Wicky Olindo, produser The Shadow Strays, menekankan pentingnya kerja sama lintas negara dalam produksi film.

“Kami sangat terbuka terhadap kolaborator internasional. Dunia kini sangat antusias terhadap genre horor dan sejarah pra-perang, dan ini peluang besar untuk ekspansi budaya kita,” ujarnya.

Angga Sasongko, CEO Visinema, menambahkan bahwa keberhasilan Jumbo menunjukkan pasar Asia Tenggara siap menerima cerita lokal dengan pendekatan global. “Dengan teknologi dan narasi kuat, kita bisa bersaing,” tegasnya.

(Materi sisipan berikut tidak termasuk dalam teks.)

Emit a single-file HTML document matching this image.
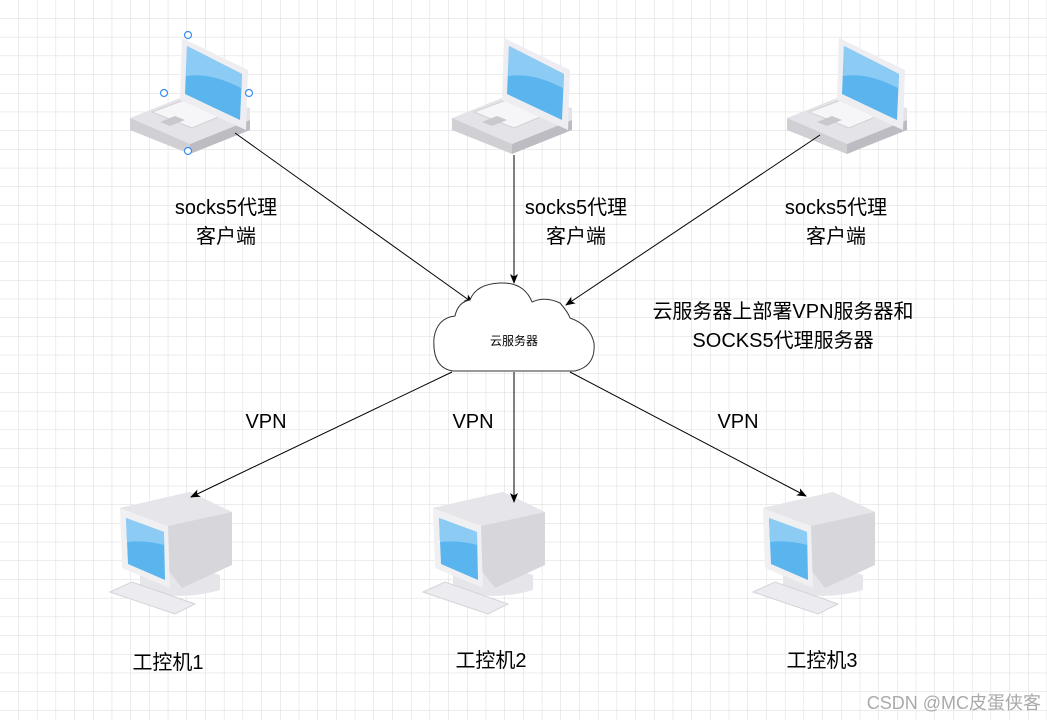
<!DOCTYPE html>
<html><head><meta charset="utf-8"><style>
html,body{margin:0;padding:0;background:#fff}
svg{display:block}
text{font-family:"Liberation Sans","Noto Sans CJK SC",sans-serif;fill:#000}
</style></head><body>
<svg width="1047" height="720" xmlns="http://www.w3.org/2000/svg">
<defs>
<pattern id="g" width="18.7" height="18.7" patternUnits="userSpaceOnUse">
<path d="M18.7 0V18.7H0" fill="none" stroke="#d9d9d9" stroke-width="1"/>
</pattern>
<marker id="a" markerWidth="10" markerHeight="8" refX="9" refY="4" orient="auto" markerUnits="userSpaceOnUse">
<path d="M0 0L10 4L0 8L2.5 4Z" fill="#000"/>
</marker>
<g id="lap">
<path d="M0 82 L60 58 L120 72 L120 84 L60 108 L0 94Z" fill="#e4e4e8"/>
<path d="M0 82 L60 108 L60 118 L0 94Z" fill="#cfcfd4"/>
<path d="M60 108 L120 84 L120 94 L60 118Z" fill="#bcbcc2"/>
<path d="M22 76 L65 60 L105 74 L62 92Z" fill="#f6f6f8" stroke="#d0d0d6"/>
<path d="M30 86 L45 80 L55 84 L40 90Z" fill="#c8c8ce"/>
<path d="M52 2 L118 34 L116 94 L50 64Z" fill="#eeeef2"/>
<path d="M57 10 L112 38 L110 84 L55 58Z" fill="#5ab4ee"/>
<path d="M57 10 L112 38 L111 52 Q80 36 56 40Z" fill="#8ccbf4"/>
</g>
<g id="mon">
<path d="M20 85 Q60 72 100 85 L100 100 Q60 112 20 100Z" fill="#e6e6ea"/>
<path d="M0 18 L70 2 L112 22 L112 75 L62 98 Z" fill="#d6d6db"/>
<path d="M0 18 L70 2 L112 22 L48 36Z" fill="#e6e6ea"/>
<path d="M0 18 L48 36 L50 98 L2 78Z" fill="#f0f0f2"/>
<path d="M6 28 L44 42 L45 90 L8 74Z" fill="#5ab4ee"/>
<path d="M6 28 L44 42 L44 55 Q25 50 7 52Z" fill="#8ccbf4"/>
<path d="M-10 102 L12 92 L75 114 L55 124Z" fill="#ececf0" stroke="#d4d4d8"/>
</g>
</defs>
<rect width="1047" height="720" fill="url(#g)"/>

<use href="#lap" x="130" y="36"/>
<use href="#lap" x="452" y="36"/>
<use href="#lap" x="787" y="36"/>
<g fill="#fff" stroke="#3a8ef0" stroke-width="1.2">
<circle cx="188" cy="35" r="3.5"/><circle cx="164" cy="93" r="3.5"/><circle cx="249" cy="93" r="3.5"/><circle cx="188" cy="151" r="3.5"/>
</g>

<use href="#mon" x="120" y="490"/>
<use href="#mon" x="433" y="490"/>
<use href="#mon" x="763" y="490"/>

<g stroke="#000" stroke-width="1" fill="none" marker-end="url(#a)">
<line x1="235" y1="133" x2="473" y2="303"/>
<line x1="514" y1="155" x2="514" y2="283"/>
<line x1="820" y1="135" x2="566" y2="305"/>
<line x1="452" y1="372" x2="191" y2="497"/>
<line x1="514" y1="372" x2="514" y2="502"/>
<line x1="570" y1="372" x2="806" y2="496"/>
</g>

<path d="M453 371 Q432 368 434 338 Q437 318 455 316 Q458 302 470 300 Q476 284 500 283 Q524 282 532 302 Q545 296 560 303 Q568 312 570 318 Q590 325 594 343 Q596 366 575 371 Z" fill="#fff" stroke="#333" stroke-width="1"/>
<text x="514" y="345" font-size="12" text-anchor="middle">云服务器</text>

<g font-size="20" text-anchor="middle">
<text x="226" y="214">socks5代理</text><text x="226" y="243">客户端</text>
<text x="576" y="214">socks5代理</text><text x="576" y="243">客户端</text>
<text x="836" y="214">socks5代理</text><text x="836" y="243">客户端</text>
<text x="783" y="318">云服务器上部署VPN服务器和</text>
<text x="783" y="347">SOCKS5代理服务器</text>
<text x="266" y="428">VPN</text><text x="473" y="428">VPN</text><text x="738" y="428">VPN</text>
<text x="168" y="669">工控机1</text><text x="491" y="667">工控机2</text><text x="822" y="667">工控机3</text>
</g>
<text x="1041" y="709" font-size="18" text-anchor="end" style="fill:#aaa">CSDN @MC皮蛋侠客</text>
</svg>
</body></html>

Data dari Media Partners Asia yang ditampilkan dalam forum ini memperkuat optimisme industri.

Pada 2024, diproyeksikan ada 126 juta total kunjungan bioskop di Indonesia, dengan lebih dari 80 juta (65%) berasal dari film lokal.

Pendapatan layanan streaming video on demand (SVOD) juga diprediksi meningkat drastis dari $132 juta pada 2020 menjadi $403 juta di 2024, dengan proyeksi 23 juta pelanggan SVOD di tahun 2025.

Mira Lesmana, produser Rangga & Cinta, menilai pencapaian ini menjadi momen penting bagi pelaku industri untuk membangun jaringan lintas negara secara berkelanjutan.

“Kita punya kekuatan cerita yang besar. Tinggal bagaimana kita membangun ekosistem pendukung yang kuat,” katanya.

Diskusi ditutup dengan ajakan kolaboratif agar para pembuat film lokal terus terbuka terhadap kerja sama internasional, namun tetap membawa identitas budaya Indonesia ke panggung global.